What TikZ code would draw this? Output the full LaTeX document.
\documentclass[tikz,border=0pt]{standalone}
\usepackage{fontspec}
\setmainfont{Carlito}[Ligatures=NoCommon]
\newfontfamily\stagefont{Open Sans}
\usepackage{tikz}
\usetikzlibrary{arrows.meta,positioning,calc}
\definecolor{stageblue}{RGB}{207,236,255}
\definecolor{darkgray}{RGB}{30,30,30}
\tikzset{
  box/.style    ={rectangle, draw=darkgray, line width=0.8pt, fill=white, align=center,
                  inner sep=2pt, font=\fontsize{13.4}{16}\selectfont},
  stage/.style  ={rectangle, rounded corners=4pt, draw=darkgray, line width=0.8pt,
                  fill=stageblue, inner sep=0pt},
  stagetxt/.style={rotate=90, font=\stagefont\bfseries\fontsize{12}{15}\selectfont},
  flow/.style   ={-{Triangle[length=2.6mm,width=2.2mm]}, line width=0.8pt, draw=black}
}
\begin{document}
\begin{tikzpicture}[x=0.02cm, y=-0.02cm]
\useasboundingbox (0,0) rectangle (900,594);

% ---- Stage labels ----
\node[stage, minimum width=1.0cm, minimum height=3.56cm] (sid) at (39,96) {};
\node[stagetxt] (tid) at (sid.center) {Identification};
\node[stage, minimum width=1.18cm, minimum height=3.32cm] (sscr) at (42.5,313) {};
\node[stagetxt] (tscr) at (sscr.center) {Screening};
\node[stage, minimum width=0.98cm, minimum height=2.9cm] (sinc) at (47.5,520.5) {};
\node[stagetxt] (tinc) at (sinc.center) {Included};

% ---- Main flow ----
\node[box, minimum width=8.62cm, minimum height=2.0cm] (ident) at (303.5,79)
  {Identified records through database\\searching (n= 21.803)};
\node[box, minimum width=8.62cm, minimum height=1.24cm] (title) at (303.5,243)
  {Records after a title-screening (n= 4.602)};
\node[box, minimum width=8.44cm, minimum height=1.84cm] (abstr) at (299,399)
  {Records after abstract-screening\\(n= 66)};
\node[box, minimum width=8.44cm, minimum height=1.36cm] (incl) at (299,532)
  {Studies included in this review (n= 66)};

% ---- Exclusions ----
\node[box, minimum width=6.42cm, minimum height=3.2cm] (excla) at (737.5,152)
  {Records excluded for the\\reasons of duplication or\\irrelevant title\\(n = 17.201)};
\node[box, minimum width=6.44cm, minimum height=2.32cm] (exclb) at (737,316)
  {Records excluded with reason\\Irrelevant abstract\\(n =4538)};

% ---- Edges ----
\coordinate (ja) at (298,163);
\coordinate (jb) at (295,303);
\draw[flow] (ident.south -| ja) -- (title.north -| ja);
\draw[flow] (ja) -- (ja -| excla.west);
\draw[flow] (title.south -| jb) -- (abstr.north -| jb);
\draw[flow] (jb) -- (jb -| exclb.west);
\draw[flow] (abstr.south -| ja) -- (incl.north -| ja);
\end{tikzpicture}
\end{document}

········

> What you should do
Quote each line of the listing above exactly.

> Exercise solution
What TikZ code would draw this? Output the full LaTeX document.
\documentclass[tikz,border=0pt]{standalone}
\usepackage{fontspec}
\setmainfont{Carlito}[Ligatures=NoCommon]
\newfontfamily\stagefont{Open Sans}
\usepackage{tikz}
\usetikzlibrary{arrows.meta,positioning,calc}
\definecolor{stageblue}{RGB}{207,236,255}
\definecolor{darkgray}{RGB}{30,30,30}
\tikzset{
  box/.style    ={rectangle, draw=darkgray, line width=0.8pt, fill=white, align=center,
                  inner sep=2pt, font=\fontsize{13.4}{16}\selectfont},
  stage/.style  ={rectangle, rounded corners=4pt, draw=darkgray, line width=0.8pt,
                  fill=stageblue, inner sep=0pt},
  stagetxt/.style={rotate=90, font=\stagefont\bfseries\fontsize{12}{15}\selectfont},
  flow/.style   ={-{Triangle[length=2.6mm,width=2.2mm]}, line width=0.8pt, draw=black}
}
\begin{document}
\begin{tikzpicture}[x=0.02cm, y=-0.02cm]
\useasboundingbox (0,0) rectangle (900,594);

% ---- Stage labels ----
\node[stage, minimum width=1.0cm, minimum height=3.56cm] (sid) at (39,96) {};
\node[stagetxt] (tid) at (sid.center) {Identification};
\node[stage, minimum width=1.18cm, minimum height=3.32cm] (sscr) at (42.5,313) {};
\node[stagetxt] (tscr) at (sscr.center) {Screening};
\node[stage, minimum width=0.98cm, minimum height=2.9cm] (sinc) at (47.5,520.5) {};
\node[stagetxt] (tinc) at (sinc.center) {Included};

% ---- Main flow ----
\node[box, minimum width=8.62cm, minimum height=2.0cm] (ident) at (303.5,79)
  {Identified records through database\\searching (n= 21.803)};
\node[box, minimum width=8.62cm, minimum height=1.24cm] (title) at (303.5,243)
  {Records after a title-screening (n= 4.602)};
\node[box, minimum width=8.44cm, minimum height=1.84cm] (abstr) at (299,399)
  {Records after abstract-screening\\(n= 66)};
\node[box, minimum width=8.44cm, minimum height=1.36cm] (incl) at (299,532)
  {Studies included in this review (n= 66)};

% ---- Exclusions ----
\node[box, minimum width=6.42cm, minimum height=3.2cm] (excla) at (737.5,152)
  {Records excluded for the\\reasons of duplication or\\irrelevant title\\(n = 17.201)};
\node[box, minimum width=6.44cm, minimum height=2.32cm] (exclb) at (737,316)
  {Records excluded with reason\\Irrelevant abstract\\(n =4538)};

% ---- Edges ----
\coordinate (ja) at (298,163);
\coordinate (jb) at (295,303);
\draw[flow] (ident.south -| ja) -- (title.north -| ja);
\draw[flow] (ja) -- (ja -| excla.west);
\draw[flow] (title.south -| jb) -- (abstr.north -| jb);
\draw[flow] (jb) -- (jb -| exclb.west);
\draw[flow] (abstr.south -| ja) -- (incl.north -| ja);
\end{tikzpicture}
\end{document}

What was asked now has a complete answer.